L’intervention des forces armées sur le terrain, et des médecins militaires en particulier, est bien entendu très encadrée. Sur le plan du droit international humanitaire, les conventions de Genève s’appliquent, qui protègent le blessé quel que soit son statut et qui imposent neutralité idéologique et impartialité aux professionnels de la santé militaire. Elles sont cependant insuffisantes car chaque situation est singulière et chaque soignant est unique, marqué par son vécu, sa sensibilité et ses valeurs propres. Sur le théâtre, pour l’aider à prendre une décision, il peut se retourner vers des interlocuteurs clef, tels que le directeur médical, les autorités militaires et le legal advisor, et ainsi privilégier une délibération collégiale. Mais là encore, selon la temporalité du contexte, cela peut se révéler insuffisant. L’activité des praticiens militaires, qui ne relève pas de la responsabilité ordinale de l’Ordre national des médecins, est donc également régie par des règles de déontologie spécifiques aux armées, fixées par décret. Quatre principes fondateurs – de bienfaisance, de non malfaisance, d’autonomie et de justice égalitaire ou distributive – permettent une réflexion sur l’appréhension des dilemmes et aident à la décision. Malheureusement, le temps disponible à une démarche de réflexion éthique collégiale et structurée fait défaut dans une situation d’urgence et la principale réponse ne pourra être que d’ordre intuitive et empirique. Dans le cas de la saturation d’une structure médicale par exemple, la logique déontologiste – l’essence même de la médecine hippocratique dont l’objectif est de faire le maximum pour le bien individuel du patient – laisse place à une logique utilitariste qui fait intervenir le principe de justice distributive dont le but est de rationaliser les moyens pour parvenir à sauver un maximum de patients.

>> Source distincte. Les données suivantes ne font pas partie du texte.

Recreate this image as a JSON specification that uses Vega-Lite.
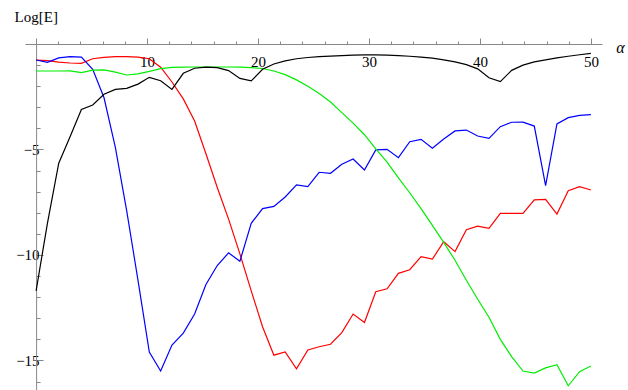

Est-il possible de former les médecins militaires à cette éthique ?
Tout l’enjeu est effectivement d’acculturer le personnel soignant à l’éthique médico-opérationnelle, en lui permettant de réfléchir en amont à toutes sortes de situations d’urgence, de manière à ce que, sur le terrain, sa réponse, toute intuitive qu’elle soit, se base sur cette réflexion et sur le retour d’expérience par rapport à des événements passés. A l’heure actuelle, les futurs soignants militaires abordent uniquement l’éthique médicale générale tout au long de leur cursus universitaire civil. Il devient urgent d’inclure une sensibilisation à l’éthique médico-militaire, dans leur formation complémentaire militaire grâce, par exemple, à un cycle de conférences dédiées et de travaux pratiques incluant des discussions de cas cliniques en petits groupes. Actuellement, l’éthique médico-militaire n’est abordée que sous forme magistrale, peu propice aux échanges avec les étudiants. Avec la pression de plus en plus forte de la nouvelle technologie (intelligence artificielle, soldat augmenté, digitalisation de tous les systèmes…), il est d’autant plus urgent d’insuffler cette culture éthique au personnel du SSA afin d’éviter les séquelles d’une exposition aux dilemmes éthiques. L’édition 2025 des journées consacrées à l’éthique médico-militaire s’emparera précisément de ce sujet.